In the lawsuit the Supreme Court decided to review on Jan. 24, Idaho landowners Michael and Chantell Sackett are challenging a finding that they need a Clean Water Act permit to build a house on their property. The federal government considers the parcel a regulated wetland, even though a road separates it from a nearby waterway.

The facts of the case make it an “excellent vehicle” to resolve uncertainties that have persisted since the highest court’s last Clean Water Act decision in 2006, known as Rapanos, according to the Pacific Legal Foundation.

“It’s been a dispute not just for the Sacketts but a broader legal dispute for a long time,” Schiff said.

In the 15 years since Rapanos, appellate courts haven’t been able to agree on how to apply the legal precedent, the PLF said in its petition to the Supreme Court. Meanwhile, federal agencies have repeatedly changed their interpretation of the case law.

In that time, Congress hasn’t attempted revising the Clean Water Act itself to dispel the uncertainty, he said. “The only government actor that can fix the problem is the court.”

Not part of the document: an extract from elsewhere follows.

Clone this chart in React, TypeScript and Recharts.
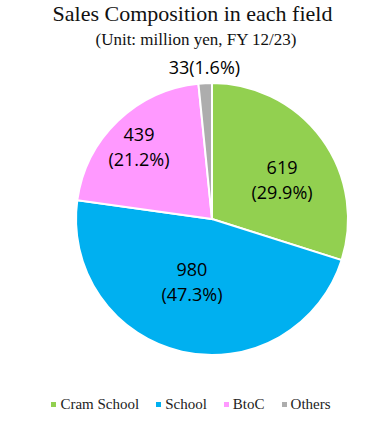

The different composition of the Supreme Court gives hope that the Sackett case will create a legal precedent with a clear test for which wetlands are regulated, Schiff said.

Three justices confirmed during the Trump administration — Neil Gorsuch, Brett Kavanaugh and Amy Coney Barrett — are solid “textualists” who are likely to interpret the Clean Water Act as having a limited scope, he said.

As a practical matter, the Supreme Court’s willingness to review the case signals that the justices expect to achieve a majority opinion on the issue, Schiff said.

That’s important because the Rapanos case produced a “split decision” lacking a majority opinion, which has complicated the legal interpretation of wetlands jurisdiction in thorny circumstances, he said.

“It really couldn’t come up with a single test to cover those cases,” he said.

The U.S. Environmental Protection Agency urged the highest court against taking the Sackett case, arguing that the review would be premature.

Federal agencies are currently considering a new interpretation of the “waters of the U.S.” definition that draws on “the best available scientific evidence” and several decades of regulatory experience, the EPA said.

“That regulatory process should be allowed to play out before this Court revisits the scope of the agencies’ authority under the CWA,” the agency said.

Since the Supreme Court has decided to review the case, the federal government should postpone making the new regulations final, said Briggs of the American Farm Bureau Federation.

“It doesn’t make sense for the regulated community or the government to move forward with crafting a new rule when the road map has not been provided,” she said.